= Joe Dudley =

American businessman (1937–2024)

Joe Louis Dudley Sr. (May 9, 1937 – February 8, 2024) was an American businessman and hair-care entrepreneur. He was the president and chief executive officer for Dudley Products Inc., a manufacturer and distributor of hair and skin care products for the African American community.

==Life and career==
Joe Louis Dudley Sr. was born in Aurora, North Carolina, the fifth of 11 children. When he was in the first grade, he was mistakenly labeled as being intellectually disabled because of a speech impediment. He had twice been held back by the time he reached the eleventh grade. However, Dudley persevered in his education, eventually gaining a Bachelor of Science Degree in Business Administration from North Carolina Agricultural and Technical State University in Greensboro, North Carolina.

In 1957, Dudley was living in Brooklyn, New York. He invested $10 in a Fuller Products sales kit in 1957, and began selling hair care products door to door in African American neighborhoods. In 1960 he met Eunice Mosley, who was also selling Fuller products on a door-to-door basis. They married the following year.

The Dudleys settled in Greensboro, where they opened a Fuller distributorship. When there was a shortage of Fuller products in 1969, they began manufacturing and selling their own line under the Dudley Products label. Unlike many hair and skin care providers, Dudley chose to market his product line directly to salons rather than to retailers.

At the request of company founder S.B. Fuller, Dudley moved to Chicago, Illinois, and took over Fuller Products in 1976. They consolidated the company with their operations in 1980, keeping the Dudley Products brand name. Dudley moved the company back to Greensboro in 1984. As of December 2003, with annual revenues of $30 million, the company offers 400 hair and skin care products.
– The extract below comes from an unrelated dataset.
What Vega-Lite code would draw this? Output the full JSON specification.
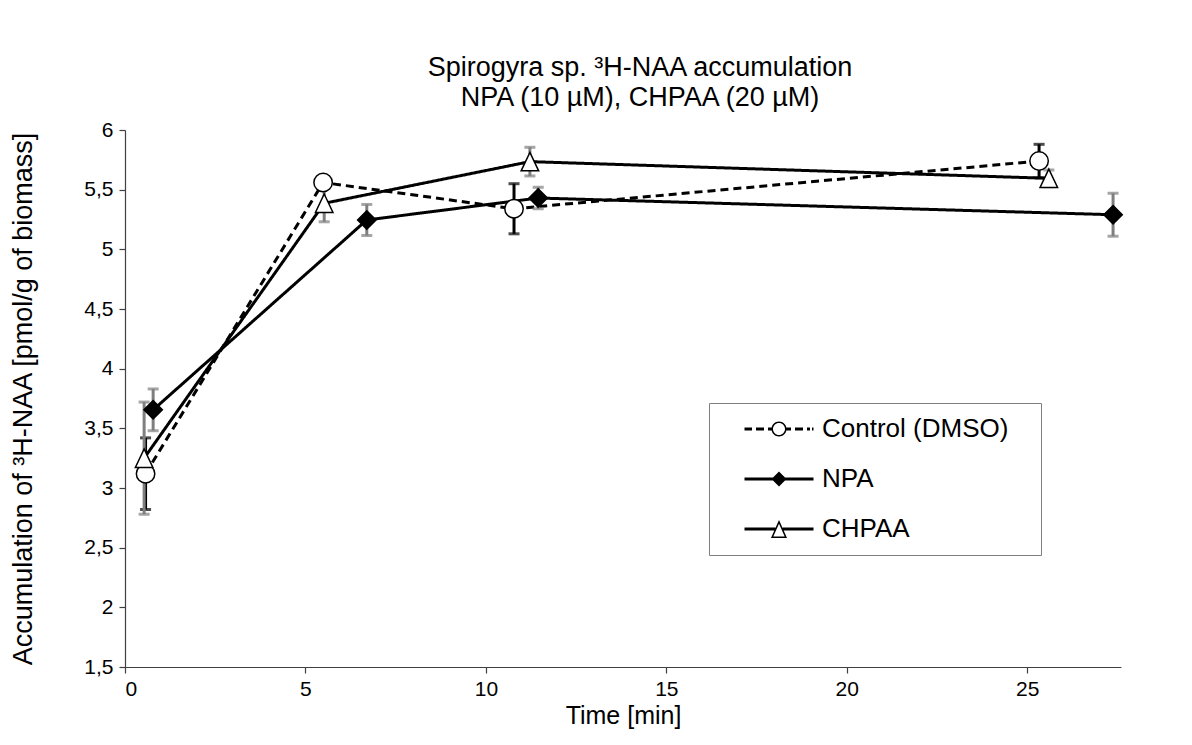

It also operates the Dudley Cosmetology University, with locations in North Carolina and two schools in Zimbabwe.

Dudley and his company were featured in Chris Rock's 2009 documentary Good Hair; the company is one of only a handful of African-American-owned companies manufacturing hair products for the African-American community.

Joe Dudley died on February 8, 2024, at the age of 86.